## Task
It is required that all of the data be written out exactly.

## Supplied information
────────

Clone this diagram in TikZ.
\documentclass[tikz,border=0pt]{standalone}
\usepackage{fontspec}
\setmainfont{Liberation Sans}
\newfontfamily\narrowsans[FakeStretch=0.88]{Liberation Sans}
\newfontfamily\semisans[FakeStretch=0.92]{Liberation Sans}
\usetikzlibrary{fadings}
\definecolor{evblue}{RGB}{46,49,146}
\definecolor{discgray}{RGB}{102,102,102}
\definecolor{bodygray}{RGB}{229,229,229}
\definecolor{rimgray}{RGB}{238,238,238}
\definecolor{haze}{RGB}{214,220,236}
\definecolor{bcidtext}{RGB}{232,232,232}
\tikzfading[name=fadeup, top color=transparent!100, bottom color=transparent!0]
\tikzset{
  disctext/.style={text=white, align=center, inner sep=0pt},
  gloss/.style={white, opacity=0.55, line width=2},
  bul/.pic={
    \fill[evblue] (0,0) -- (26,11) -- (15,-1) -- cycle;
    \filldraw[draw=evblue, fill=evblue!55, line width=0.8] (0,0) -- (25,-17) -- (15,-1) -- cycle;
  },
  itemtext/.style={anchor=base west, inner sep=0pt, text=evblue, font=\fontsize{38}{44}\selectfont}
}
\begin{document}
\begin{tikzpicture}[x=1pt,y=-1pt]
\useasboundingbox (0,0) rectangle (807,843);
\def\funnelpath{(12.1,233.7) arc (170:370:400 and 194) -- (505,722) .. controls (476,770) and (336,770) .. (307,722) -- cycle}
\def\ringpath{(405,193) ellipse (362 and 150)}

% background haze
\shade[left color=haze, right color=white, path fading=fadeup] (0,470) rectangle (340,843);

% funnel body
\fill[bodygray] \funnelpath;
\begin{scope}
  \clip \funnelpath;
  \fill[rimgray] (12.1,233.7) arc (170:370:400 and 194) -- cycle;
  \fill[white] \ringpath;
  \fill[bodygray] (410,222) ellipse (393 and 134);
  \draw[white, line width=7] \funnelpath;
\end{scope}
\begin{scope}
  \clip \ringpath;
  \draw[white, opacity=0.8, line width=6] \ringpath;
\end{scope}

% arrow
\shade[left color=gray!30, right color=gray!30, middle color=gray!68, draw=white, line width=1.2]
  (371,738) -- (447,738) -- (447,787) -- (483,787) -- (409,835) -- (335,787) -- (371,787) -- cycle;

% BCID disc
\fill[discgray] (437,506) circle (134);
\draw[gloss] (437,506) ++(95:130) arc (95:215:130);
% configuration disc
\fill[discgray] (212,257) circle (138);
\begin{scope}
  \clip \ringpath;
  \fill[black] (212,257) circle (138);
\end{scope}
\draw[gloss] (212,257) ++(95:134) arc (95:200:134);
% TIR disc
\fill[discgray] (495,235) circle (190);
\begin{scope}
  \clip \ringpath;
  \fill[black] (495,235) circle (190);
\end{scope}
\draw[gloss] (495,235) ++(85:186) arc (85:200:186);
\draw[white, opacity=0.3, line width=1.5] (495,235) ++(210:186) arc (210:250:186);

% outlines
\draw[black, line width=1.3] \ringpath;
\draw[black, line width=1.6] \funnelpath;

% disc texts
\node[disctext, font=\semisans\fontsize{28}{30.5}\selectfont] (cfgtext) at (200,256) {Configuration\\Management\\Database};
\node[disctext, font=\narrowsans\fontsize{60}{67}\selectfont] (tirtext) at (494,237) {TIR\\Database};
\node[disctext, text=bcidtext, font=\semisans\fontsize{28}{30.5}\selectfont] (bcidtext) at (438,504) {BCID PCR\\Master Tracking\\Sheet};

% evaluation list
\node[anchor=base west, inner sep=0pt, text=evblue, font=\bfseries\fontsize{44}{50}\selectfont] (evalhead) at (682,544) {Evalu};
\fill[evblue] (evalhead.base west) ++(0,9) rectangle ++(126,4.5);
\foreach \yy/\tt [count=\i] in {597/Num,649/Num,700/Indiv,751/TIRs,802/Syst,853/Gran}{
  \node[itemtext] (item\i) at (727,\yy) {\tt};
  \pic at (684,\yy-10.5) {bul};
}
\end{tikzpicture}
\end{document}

────────

## Final answer
Clone this diagram in TikZ.
\documentclass[tikz,border=0pt]{standalone}
\usepackage{fontspec}
\setmainfont{Liberation Sans}
\newfontfamily\narrowsans[FakeStretch=0.88]{Liberation Sans}
\newfontfamily\semisans[FakeStretch=0.92]{Liberation Sans}
\usetikzlibrary{fadings}
\definecolor{evblue}{RGB}{46,49,146}
\definecolor{discgray}{RGB}{102,102,102}
\definecolor{bodygray}{RGB}{229,229,229}
\definecolor{rimgray}{RGB}{238,238,238}
\definecolor{haze}{RGB}{214,220,236}
\definecolor{bcidtext}{RGB}{232,232,232}
\tikzfading[name=fadeup, top color=transparent!100, bottom color=transparent!0]
\tikzset{
  disctext/.style={text=white, align=center, inner sep=0pt},
  gloss/.style={white, opacity=0.55, line width=2},
  bul/.pic={
    \fill[evblue] (0,0) -- (26,11) -- (15,-1) -- cycle;
    \filldraw[draw=evblue, fill=evblue!55, line width=0.8] (0,0) -- (25,-17) -- (15,-1) -- cycle;
  },
  itemtext/.style={anchor=base west, inner sep=0pt, text=evblue, font=\fontsize{38}{44}\selectfont}
}
\begin{document}
\begin{tikzpicture}[x=1pt,y=-1pt]
\useasboundingbox (0,0) rectangle (807,843);
\def\funnelpath{(12.1,233.7) arc (170:370:400 and 194) -- (505,722) .. controls (476,770) and (336,770) .. (307,722) -- cycle}
\def\ringpath{(405,193) ellipse (362 and 150)}

% background haze
\shade[left color=haze, right color=white, path fading=fadeup] (0,470) rectangle (340,843);

% funnel body
\fill[bodygray] \funnelpath;
\begin{scope}
  \clip \funnelpath;
  \fill[rimgray] (12.1,233.7) arc (170:370:400 and 194) -- cycle;
  \fill[white] \ringpath;
  \fill[bodygray] (410,222) ellipse (393 and 134);
  \draw[white, line width=7] \funnelpath;
\end{scope}
\begin{scope}
  \clip \ringpath;
  \draw[white, opacity=0.8, line width=6] \ringpath;
\end{scope}

% arrow
\shade[left color=gray!30, right color=gray!30, middle color=gray!68, draw=white, line width=1.2]
  (371,738) -- (447,738) -- (447,787) -- (483,787) -- (409,835) -- (335,787) -- (371,787) -- cycle;

% BCID disc
\fill[discgray] (437,506) circle (134);
\draw[gloss] (437,506) ++(95:130) arc (95:215:130);
% configuration disc
\fill[discgray] (212,257) circle (138);
\begin{scope}
  \clip \ringpath;
  \fill[black] (212,257) circle (138);
\end{scope}
\draw[gloss] (212,257) ++(95:134) arc (95:200:134);
% TIR disc
\fill[discgray] (495,235) circle (190);
\begin{scope}
  \clip \ringpath;
  \fill[black] (495,235) circle (190);
\end{scope}
\draw[gloss] (495,235) ++(85:186) arc (85:200:186);
\draw[white, opacity=0.3, line width=1.5] (495,235) ++(210:186) arc (210:250:186);

% outlines
\draw[black, line width=1.3] \ringpath;
\draw[black, line width=1.6] \funnelpath;

% disc texts
\node[disctext, font=\semisans\fontsize{28}{30.5}\selectfont] (cfgtext) at (200,256) {Configuration\\Management\\Database};
\node[disctext, font=\narrowsans\fontsize{60}{67}\selectfont] (tirtext) at (494,237) {TIR\\Database};
\node[disctext, text=bcidtext, font=\semisans\fontsize{28}{30.5}\selectfont] (bcidtext) at (438,504) {BCID PCR\\Master Tracking\\Sheet};

% evaluation list
\node[anchor=base west, inner sep=0pt, text=evblue, font=\bfseries\fontsize{44}{50}\selectfont] (evalhead) at (682,544) {Evalu};
\fill[evblue] (evalhead.base west) ++(0,9) rectangle ++(126,4.5);
\foreach \yy/\tt [count=\i] in {597/Num,649/Num,700/Indiv,751/TIRs,802/Syst,853/Gran}{
  \node[itemtext] (item\i) at (727,\yy) {\tt};
  \pic at (684,\yy-10.5) {bul};
}
\end{tikzpicture}
\end{document}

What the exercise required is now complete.